Go through the data below and copy it exactly, skipping every picture.
▬▬▬▬▬▬
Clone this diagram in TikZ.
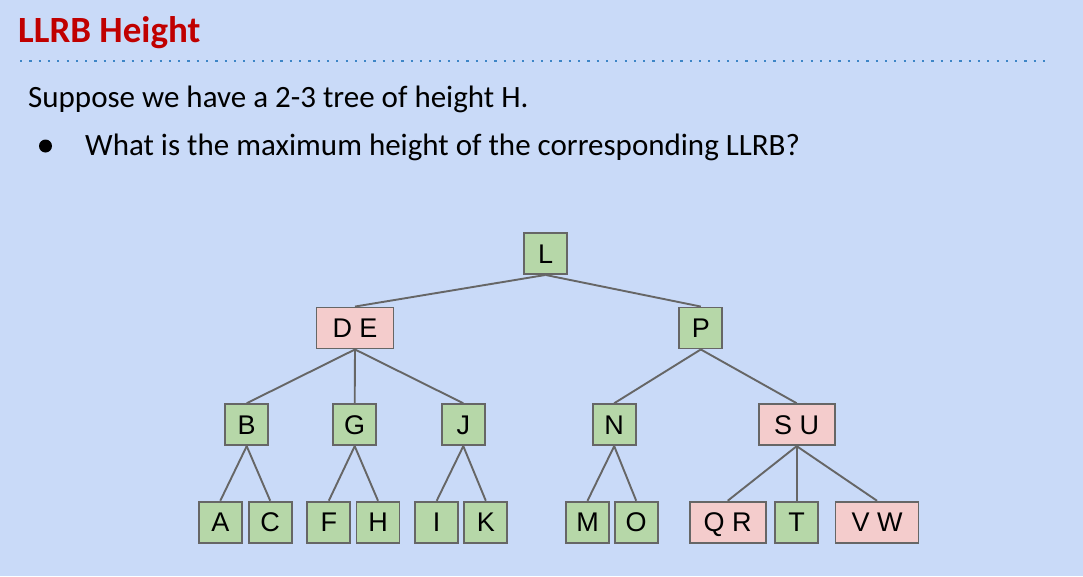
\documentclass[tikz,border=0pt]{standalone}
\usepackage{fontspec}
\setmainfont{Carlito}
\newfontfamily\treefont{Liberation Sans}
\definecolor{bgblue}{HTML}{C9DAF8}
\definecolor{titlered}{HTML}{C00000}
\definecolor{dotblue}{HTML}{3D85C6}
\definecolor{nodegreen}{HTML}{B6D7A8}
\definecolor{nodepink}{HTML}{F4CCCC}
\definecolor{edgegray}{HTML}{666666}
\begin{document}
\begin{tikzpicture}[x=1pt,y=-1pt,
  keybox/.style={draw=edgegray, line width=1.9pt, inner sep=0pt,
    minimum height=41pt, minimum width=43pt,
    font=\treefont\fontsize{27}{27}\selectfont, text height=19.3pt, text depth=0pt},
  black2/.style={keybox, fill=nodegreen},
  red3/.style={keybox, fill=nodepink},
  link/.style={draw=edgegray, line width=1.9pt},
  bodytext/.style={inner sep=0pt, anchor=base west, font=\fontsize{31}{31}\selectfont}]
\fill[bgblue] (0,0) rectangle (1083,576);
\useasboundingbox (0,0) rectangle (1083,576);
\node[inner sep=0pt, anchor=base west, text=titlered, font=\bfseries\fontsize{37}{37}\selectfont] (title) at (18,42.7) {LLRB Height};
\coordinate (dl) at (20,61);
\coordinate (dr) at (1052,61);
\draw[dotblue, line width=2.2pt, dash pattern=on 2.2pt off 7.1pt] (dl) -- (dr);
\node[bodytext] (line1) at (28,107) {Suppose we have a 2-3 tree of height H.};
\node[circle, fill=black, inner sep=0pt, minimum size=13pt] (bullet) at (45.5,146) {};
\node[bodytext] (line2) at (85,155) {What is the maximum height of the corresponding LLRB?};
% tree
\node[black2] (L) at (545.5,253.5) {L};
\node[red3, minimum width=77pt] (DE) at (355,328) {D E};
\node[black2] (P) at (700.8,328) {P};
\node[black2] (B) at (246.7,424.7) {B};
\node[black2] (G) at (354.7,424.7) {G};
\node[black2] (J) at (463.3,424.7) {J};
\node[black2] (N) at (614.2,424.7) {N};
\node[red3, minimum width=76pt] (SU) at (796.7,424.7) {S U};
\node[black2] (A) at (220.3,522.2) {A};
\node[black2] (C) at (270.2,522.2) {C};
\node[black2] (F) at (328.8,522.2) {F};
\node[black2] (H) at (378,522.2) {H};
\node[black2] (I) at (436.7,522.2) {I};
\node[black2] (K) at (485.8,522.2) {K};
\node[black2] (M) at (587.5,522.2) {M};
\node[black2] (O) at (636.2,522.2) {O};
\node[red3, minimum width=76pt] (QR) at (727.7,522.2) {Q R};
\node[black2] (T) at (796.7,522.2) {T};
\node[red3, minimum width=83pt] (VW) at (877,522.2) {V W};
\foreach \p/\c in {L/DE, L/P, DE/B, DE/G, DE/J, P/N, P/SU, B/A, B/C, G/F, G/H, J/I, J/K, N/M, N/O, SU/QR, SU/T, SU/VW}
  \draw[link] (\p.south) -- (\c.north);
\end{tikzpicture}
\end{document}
▬▬▬▬▬▬
EXERCISE SOLUTION —
Clone this diagram in TikZ.
\documentclass[tikz,border=0pt]{standalone}
\usepackage{fontspec}
\setmainfont{Carlito}
\newfontfamily\treefont{Liberation Sans}
\definecolor{bgblue}{HTML}{C9DAF8}
\definecolor{titlered}{HTML}{C00000}
\definecolor{dotblue}{HTML}{3D85C6}
\definecolor{nodegreen}{HTML}{B6D7A8}
\definecolor{nodepink}{HTML}{F4CCCC}
\definecolor{edgegray}{HTML}{666666}
\begin{document}
\begin{tikzpicture}[x=1pt,y=-1pt,
  keybox/.style={draw=edgegray, line width=1.9pt, inner sep=0pt,
    minimum height=41pt, minimum width=43pt,
    font=\treefont\fontsize{27}{27}\selectfont, text height=19.3pt, text depth=0pt},
  black2/.style={keybox, fill=nodegreen},
  red3/.style={keybox, fill=nodepink},
  link/.style={draw=edgegray, line width=1.9pt},
  bodytext/.style={inner sep=0pt, anchor=base west, font=\fontsize{31}{31}\selectfont}]
\fill[bgblue] (0,0) rectangle (1083,576);
\useasboundingbox (0,0) rectangle (1083,576);
\node[inner sep=0pt, anchor=base west, text=titlered, font=\bfseries\fontsize{37}{37}\selectfont] (title) at (18,42.7) {LLRB Height};
\coordinate (dl) at (20,61);
\coordinate (dr) at (1052,61);
\draw[dotblue, line width=2.2pt, dash pattern=on 2.2pt off 7.1pt] (dl) -- (dr);
\node[bodytext] (line1) at (28,107) {Suppose we have a 2-3 tree of height H.};
\node[circle, fill=black, inner sep=0pt, minimum size=13pt] (bullet) at (45.5,146) {};
\node[bodytext] (line2) at (85,155) {What is the maximum height of the corresponding LLRB?};
% tree
\node[black2] (L) at (545.5,253.5) {L};
\node[red3, minimum width=77pt] (DE) at (355,328) {D E};
\node[black2] (P) at (700.8,328) {P};
\node[black2] (B) at (246.7,424.7) {B};
\node[black2] (G) at (354.7,424.7) {G};
\node[black2] (J) at (463.3,424.7) {J};
\node[black2] (N) at (614.2,424.7) {N};
\node[red3, minimum width=76pt] (SU) at (796.7,424.7) {S U};
\node[black2] (A) at (220.3,522.2) {A};
\node[black2] (C) at (270.2,522.2) {C};
\node[black2] (F) at (328.8,522.2) {F};
\node[black2] (H) at (378,522.2) {H};
\node[black2] (I) at (436.7,522.2) {I};
\node[black2] (K) at (485.8,522.2) {K};
\node[black2] (M) at (587.5,522.2) {M};
\node[black2] (O) at (636.2,522.2) {O};
\node[red3, minimum width=76pt] (QR) at (727.7,522.2) {Q R};
\node[black2] (T) at (796.7,522.2) {T};
\node[red3, minimum width=83pt] (VW) at (877,522.2) {V W};
\foreach \p/\c in {L/DE, L/P, DE/B, DE/G, DE/J, P/N, P/SU, B/A, B/C, G/F, G/H, J/I, J/K, N/M, N/O, SU/QR, SU/T, SU/VW}
  \draw[link] (\p.south) -- (\c.north);
\end{tikzpicture}
\end{document}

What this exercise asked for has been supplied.